• _Given exercise_:
Output the data word for word, dropping every image.

######

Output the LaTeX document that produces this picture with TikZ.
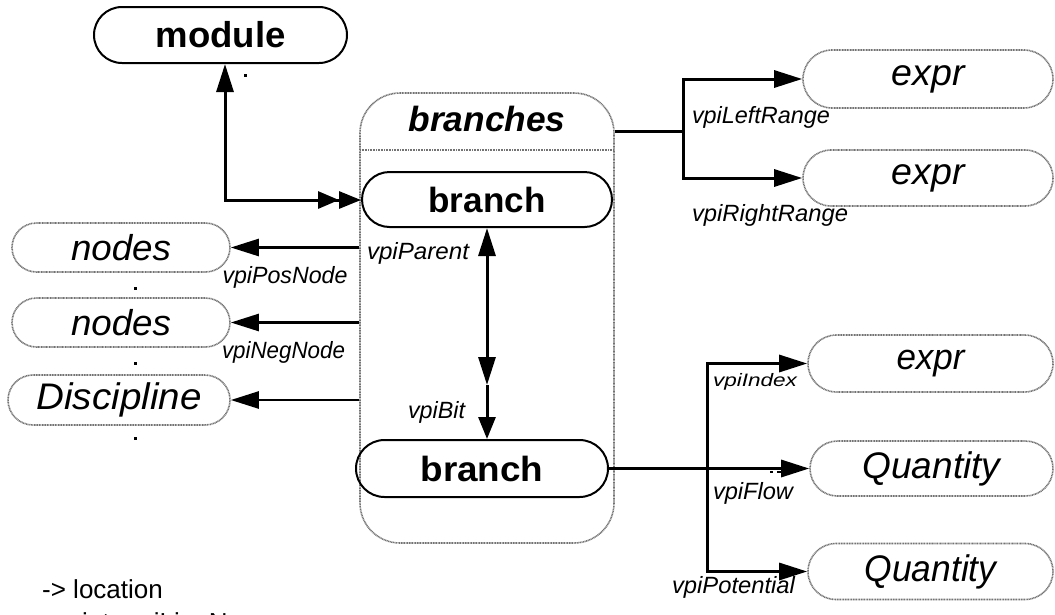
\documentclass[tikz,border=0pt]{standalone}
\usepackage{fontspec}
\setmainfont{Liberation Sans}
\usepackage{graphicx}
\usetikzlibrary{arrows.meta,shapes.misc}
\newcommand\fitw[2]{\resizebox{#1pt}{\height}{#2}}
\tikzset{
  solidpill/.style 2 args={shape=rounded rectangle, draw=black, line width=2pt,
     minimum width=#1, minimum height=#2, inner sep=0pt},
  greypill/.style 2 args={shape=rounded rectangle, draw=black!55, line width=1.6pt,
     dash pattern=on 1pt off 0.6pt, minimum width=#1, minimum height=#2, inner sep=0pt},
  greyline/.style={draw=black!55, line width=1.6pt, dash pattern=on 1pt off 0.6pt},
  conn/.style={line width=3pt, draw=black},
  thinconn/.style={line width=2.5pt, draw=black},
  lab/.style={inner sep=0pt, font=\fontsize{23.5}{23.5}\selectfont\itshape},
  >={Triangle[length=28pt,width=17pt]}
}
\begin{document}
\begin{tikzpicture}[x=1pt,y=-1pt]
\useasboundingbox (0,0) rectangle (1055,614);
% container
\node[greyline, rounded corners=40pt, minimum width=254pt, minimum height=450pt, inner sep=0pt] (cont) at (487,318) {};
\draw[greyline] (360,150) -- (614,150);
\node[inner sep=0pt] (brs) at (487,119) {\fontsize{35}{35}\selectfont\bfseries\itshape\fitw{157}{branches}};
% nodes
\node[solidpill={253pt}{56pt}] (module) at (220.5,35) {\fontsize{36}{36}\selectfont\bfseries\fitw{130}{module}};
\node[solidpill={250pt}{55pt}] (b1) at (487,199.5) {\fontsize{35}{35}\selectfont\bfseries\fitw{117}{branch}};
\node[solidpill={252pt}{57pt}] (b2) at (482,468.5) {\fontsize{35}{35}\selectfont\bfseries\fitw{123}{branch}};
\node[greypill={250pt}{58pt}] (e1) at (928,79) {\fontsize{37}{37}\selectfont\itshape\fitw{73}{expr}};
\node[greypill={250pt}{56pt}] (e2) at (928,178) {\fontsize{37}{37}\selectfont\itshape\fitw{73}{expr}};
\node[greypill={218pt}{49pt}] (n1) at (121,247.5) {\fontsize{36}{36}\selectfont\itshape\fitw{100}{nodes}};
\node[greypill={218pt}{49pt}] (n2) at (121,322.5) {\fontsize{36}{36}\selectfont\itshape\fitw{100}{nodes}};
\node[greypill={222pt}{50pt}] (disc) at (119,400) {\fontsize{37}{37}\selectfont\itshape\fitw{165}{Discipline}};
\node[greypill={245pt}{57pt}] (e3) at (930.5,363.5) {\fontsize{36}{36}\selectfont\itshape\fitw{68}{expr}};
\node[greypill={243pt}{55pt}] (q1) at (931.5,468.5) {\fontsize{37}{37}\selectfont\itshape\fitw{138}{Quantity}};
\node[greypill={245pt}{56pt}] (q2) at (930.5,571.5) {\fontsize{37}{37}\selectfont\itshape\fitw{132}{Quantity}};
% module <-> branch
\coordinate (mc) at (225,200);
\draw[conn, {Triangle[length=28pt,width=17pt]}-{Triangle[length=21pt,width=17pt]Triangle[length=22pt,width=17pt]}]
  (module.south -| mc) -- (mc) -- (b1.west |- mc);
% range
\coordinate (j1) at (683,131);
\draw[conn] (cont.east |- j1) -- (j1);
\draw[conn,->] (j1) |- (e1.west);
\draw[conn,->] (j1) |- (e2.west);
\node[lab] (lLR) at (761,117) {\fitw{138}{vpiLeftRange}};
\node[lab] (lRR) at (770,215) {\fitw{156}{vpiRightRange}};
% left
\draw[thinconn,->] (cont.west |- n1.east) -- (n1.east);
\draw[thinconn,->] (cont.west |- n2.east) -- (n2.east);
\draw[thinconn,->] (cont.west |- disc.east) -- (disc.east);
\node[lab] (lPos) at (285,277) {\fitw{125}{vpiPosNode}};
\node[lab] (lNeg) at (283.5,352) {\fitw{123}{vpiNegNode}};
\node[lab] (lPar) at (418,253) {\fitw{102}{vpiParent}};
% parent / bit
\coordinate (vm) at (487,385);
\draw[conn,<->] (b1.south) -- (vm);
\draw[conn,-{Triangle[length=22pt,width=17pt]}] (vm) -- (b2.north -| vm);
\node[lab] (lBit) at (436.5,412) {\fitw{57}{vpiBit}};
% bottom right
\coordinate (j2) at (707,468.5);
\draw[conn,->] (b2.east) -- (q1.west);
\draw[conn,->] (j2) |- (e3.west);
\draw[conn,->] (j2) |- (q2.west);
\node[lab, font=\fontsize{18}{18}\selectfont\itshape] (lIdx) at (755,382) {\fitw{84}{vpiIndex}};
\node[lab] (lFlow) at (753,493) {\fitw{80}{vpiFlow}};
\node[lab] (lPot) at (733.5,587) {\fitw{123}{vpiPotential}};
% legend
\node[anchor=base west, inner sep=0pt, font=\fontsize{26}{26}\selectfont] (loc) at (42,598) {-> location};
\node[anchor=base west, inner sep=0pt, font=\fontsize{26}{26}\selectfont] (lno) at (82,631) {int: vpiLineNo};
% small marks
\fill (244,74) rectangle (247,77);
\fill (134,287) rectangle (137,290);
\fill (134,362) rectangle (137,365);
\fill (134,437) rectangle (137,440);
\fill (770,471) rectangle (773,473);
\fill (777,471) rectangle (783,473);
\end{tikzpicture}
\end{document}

######

• _Reply_:
Output the LaTeX document that produces this picture with TikZ.
\documentclass[tikz,border=0pt]{standalone}
\usepackage{fontspec}
\setmainfont{Liberation Sans}
\usepackage{graphicx}
\usetikzlibrary{arrows.meta,shapes.misc}
\newcommand\fitw[2]{\resizebox{#1pt}{\height}{#2}}
\tikzset{
  solidpill/.style 2 args={shape=rounded rectangle, draw=black, line width=2pt,
     minimum width=#1, minimum height=#2, inner sep=0pt},
  greypill/.style 2 args={shape=rounded rectangle, draw=black!55, line width=1.6pt,
     dash pattern=on 1pt off 0.6pt, minimum width=#1, minimum height=#2, inner sep=0pt},
  greyline/.style={draw=black!55, line width=1.6pt, dash pattern=on 1pt off 0.6pt},
  conn/.style={line width=3pt, draw=black},
  thinconn/.style={line width=2.5pt, draw=black},
  lab/.style={inner sep=0pt, font=\fontsize{23.5}{23.5}\selectfont\itshape},
  >={Triangle[length=28pt,width=17pt]}
}
\begin{document}
\begin{tikzpicture}[x=1pt,y=-1pt]
\useasboundingbox (0,0) rectangle (1055,614);
% container
\node[greyline, rounded corners=40pt, minimum width=254pt, minimum height=450pt, inner sep=0pt] (cont) at (487,318) {};
\draw[greyline] (360,150) -- (614,150);
\node[inner sep=0pt] (brs) at (487,119) {\fontsize{35}{35}\selectfont\bfseries\itshape\fitw{157}{branches}};
% nodes
\node[solidpill={253pt}{56pt}] (module) at (220.5,35) {\fontsize{36}{36}\selectfont\bfseries\fitw{130}{module}};
\node[solidpill={250pt}{55pt}] (b1) at (487,199.5) {\fontsize{35}{35}\selectfont\bfseries\fitw{117}{branch}};
\node[solidpill={252pt}{57pt}] (b2) at (482,468.5) {\fontsize{35}{35}\selectfont\bfseries\fitw{123}{branch}};
\node[greypill={250pt}{58pt}] (e1) at (928,79) {\fontsize{37}{37}\selectfont\itshape\fitw{73}{expr}};
\node[greypill={250pt}{56pt}] (e2) at (928,178) {\fontsize{37}{37}\selectfont\itshape\fitw{73}{expr}};
\node[greypill={218pt}{49pt}] (n1) at (121,247.5) {\fontsize{36}{36}\selectfont\itshape\fitw{100}{nodes}};
\node[greypill={218pt}{49pt}] (n2) at (121,322.5) {\fontsize{36}{36}\selectfont\itshape\fitw{100}{nodes}};
\node[greypill={222pt}{50pt}] (disc) at (119,400) {\fontsize{37}{37}\selectfont\itshape\fitw{165}{Discipline}};
\node[greypill={245pt}{57pt}] (e3) at (930.5,363.5) {\fontsize{36}{36}\selectfont\itshape\fitw{68}{expr}};
\node[greypill={243pt}{55pt}] (q1) at (931.5,468.5) {\fontsize{37}{37}\selectfont\itshape\fitw{138}{Quantity}};
\node[greypill={245pt}{56pt}] (q2) at (930.5,571.5) {\fontsize{37}{37}\selectfont\itshape\fitw{132}{Quantity}};
% module <-> branch
\coordinate (mc) at (225,200);
\draw[conn, {Triangle[length=28pt,width=17pt]}-{Triangle[length=21pt,width=17pt]Triangle[length=22pt,width=17pt]}]
  (module.south -| mc) -- (mc) -- (b1.west |- mc);
% range
\coordinate (j1) at (683,131);
\draw[conn] (cont.east |- j1) -- (j1);
\draw[conn,->] (j1) |- (e1.west);
\draw[conn,->] (j1) |- (e2.west);
\node[lab] (lLR) at (761,117) {\fitw{138}{vpiLeftRange}};
\node[lab] (lRR) at (770,215) {\fitw{156}{vpiRightRange}};
% left
\draw[thinconn,->] (cont.west |- n1.east) -- (n1.east);
\draw[thinconn,->] (cont.west |- n2.east) -- (n2.east);
\draw[thinconn,->] (cont.west |- disc.east) -- (disc.east);
\node[lab] (lPos) at (285,277) {\fitw{125}{vpiPosNode}};
\node[lab] (lNeg) at (283.5,352) {\fitw{123}{vpiNegNode}};
\node[lab] (lPar) at (418,253) {\fitw{102}{vpiParent}};
% parent / bit
\coordinate (vm) at (487,385);
\draw[conn,<->] (b1.south) -- (vm);
\draw[conn,-{Triangle[length=22pt,width=17pt]}] (vm) -- (b2.north -| vm);
\node[lab] (lBit) at (436.5,412) {\fitw{57}{vpiBit}};
% bottom right
\coordinate (j2) at (707,468.5);
\draw[conn,->] (b2.east) -- (q1.west);
\draw[conn,->] (j2) |- (e3.west);
\draw[conn,->] (j2) |- (q2.west);
\node[lab, font=\fontsize{18}{18}\selectfont\itshape] (lIdx) at (755,382) {\fitw{84}{vpiIndex}};
\node[lab] (lFlow) at (753,493) {\fitw{80}{vpiFlow}};
\node[lab] (lPot) at (733.5,587) {\fitw{123}{vpiPotential}};
% legend
\node[anchor=base west, inner sep=0pt, font=\fontsize{26}{26}\selectfont] (loc) at (42,598) {-> location};
\node[anchor=base west, inner sep=0pt, font=\fontsize{26}{26}\selectfont] (lno) at (82,631) {int: vpiLineNo};
% small marks
\fill (244,74) rectangle (247,77);
\fill (134,287) rectangle (137,290);
\fill (134,362) rectangle (137,365);
\fill (134,437) rectangle (137,440);
\fill (770,471) rectangle (773,473);
\fill (777,471) rectangle (783,473);
\end{tikzpicture}
\end{document}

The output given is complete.